Boris flounders

I just wonder how long it will take before David Cameron wishes that Boris – why are London mayors always called by their first names – won the mayoral election. For Boris faces a dilemma, which was clearly exposed by the rapid departure of Tim Parker, the hatchet man he had appointed as deputy mayor.
The problem can be neatly expressed: how can Boris set out a distinct transport policy without pissing off – to use Alistair Darling’s favourite expression – much of his electorate? The ideological impasse is obviously causing him angst: Tories generally favour individualistic solutions rather than collective ones, but transport needs in London, or indeed in any major city, can only be solved by an emphasis on the collective.

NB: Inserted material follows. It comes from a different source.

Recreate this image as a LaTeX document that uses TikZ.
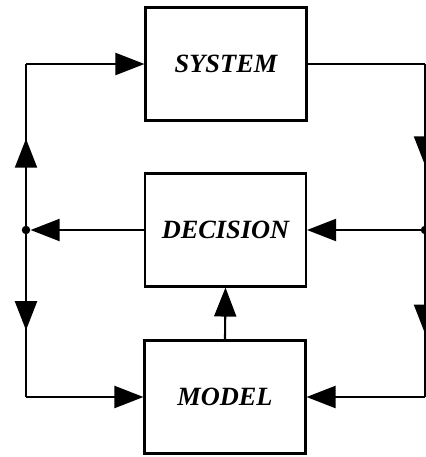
\documentclass[tikz,border=0pt]{standalone}
\usepackage{fontspec}
\setmainfont{Liberation Serif}
\usetikzlibrary{arrows.meta,decorations.markings}

\begin{document}
\begin{tikzpicture}[x=0.02cm, y=-0.02cm,
        block/.style={rectangle, draw, line width=1.2pt, minimum width=3.22cm, minimum height=2.26cm, font=\fontsize{15}{18}\selectfont\bfseries\itshape},
        wire/.style={line width=1.2pt},
        tip/.style={wire, -{Triangle[length=0.58cm, width=0.44cm]}},
        midtip/.style={wire, postaction={decorate}, decoration={markings, mark=at position #1 with {\arrow{Triangle[length=0.58cm, width=0.44cm]}}}},
        joint/.style={circle, fill, inner sep=0pt, minimum size=0.17cm}
    ]
        \useasboundingbox (0,0) rectangle (426,457);
        % the three blocks
        \node[block] (system) at (226,64) {SYSTEM};
        \node[block] (decision) at (225.5,230) {DECISION};
        \node[block] (model) at (225,397) {MODEL};
        % branch points and corners
        \node[joint] (ldot) at (26,230) {};
        \node[joint] (rdot) at (425,230) {};
        \coordinate (ltop) at (26,64);
        \coordinate (lbot) at (26,397);
        \coordinate (rtop) at (425,64);
        \coordinate (rbot) at (425,397);
        % left loop
        \draw[midtip=0.55] (ldot.center) -- (ltop);
        \draw[tip] (ltop) -- (system.west);
        \draw[midtip=0.6] (ldot.center) -- (lbot);
        \draw[tip] (lbot) -- (model.west);
        % right loop
        \draw[wire] (system.east) -- (rtop);
        \draw[midtip=0.61] (rtop) -- (rdot.center);
        \draw[midtip=0.62] (rdot.center) -- (rbot);
        \draw[tip] (rbot) -- (model.east);
        % middle connections
        \draw[tip] (rdot.center) -- (decision.east);
        \draw[tip] (decision.west) -- (ldot.east);
        \draw[tip] (model.north) -- (decision.south);
    \end{tikzpicture}
\end{document}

Kulveer Ranger, Boris’s principal transport adviser, rather let the cat out of the bag when he suggested that there should be no hierarchy of transport users but instead everyone should have the opportunity to use the roads. That That is just plain naive nonsense. He was roundly attacked in Transport Times for the suggestion and his response, in this month’s issue, is decidedly weak, 800 words of platitudes like ‘the same person can at times be a cyclist, a pedestrian, a tube traveller or a motorist. Well, Kulveer, the problem is that in central London very few of us are motorists and even in the suburbs there is a high usage of the bus services which Ken did much to improve.
Kulveer tells us: ‘The old dogma that the car is an evil form of transport that must be forced off the roads simply doesn’t fit with the reality of living in London’. That is a typical red herring. No one has characterised car use as ‘evil’, merely as unsuitable and uneconomic when the externalities it brings in its wake far exceed the benefits.
Yes, of course in outer London some journeys still have to be done by cars, but even in those towns centres, much can be done to make them more attractive to cycling, walkers and public transport users. Discouraging people from using cars makes sense at both the individual and the collective level. It is you, Kulveer, and Boris if he follows your advice, who are out of touch with the needs of Londoners. If Boris tries to bring in pro-car policies that lead to greater congestion, slower bus times and more gridlock, Cameron may rue the day that Ken lost.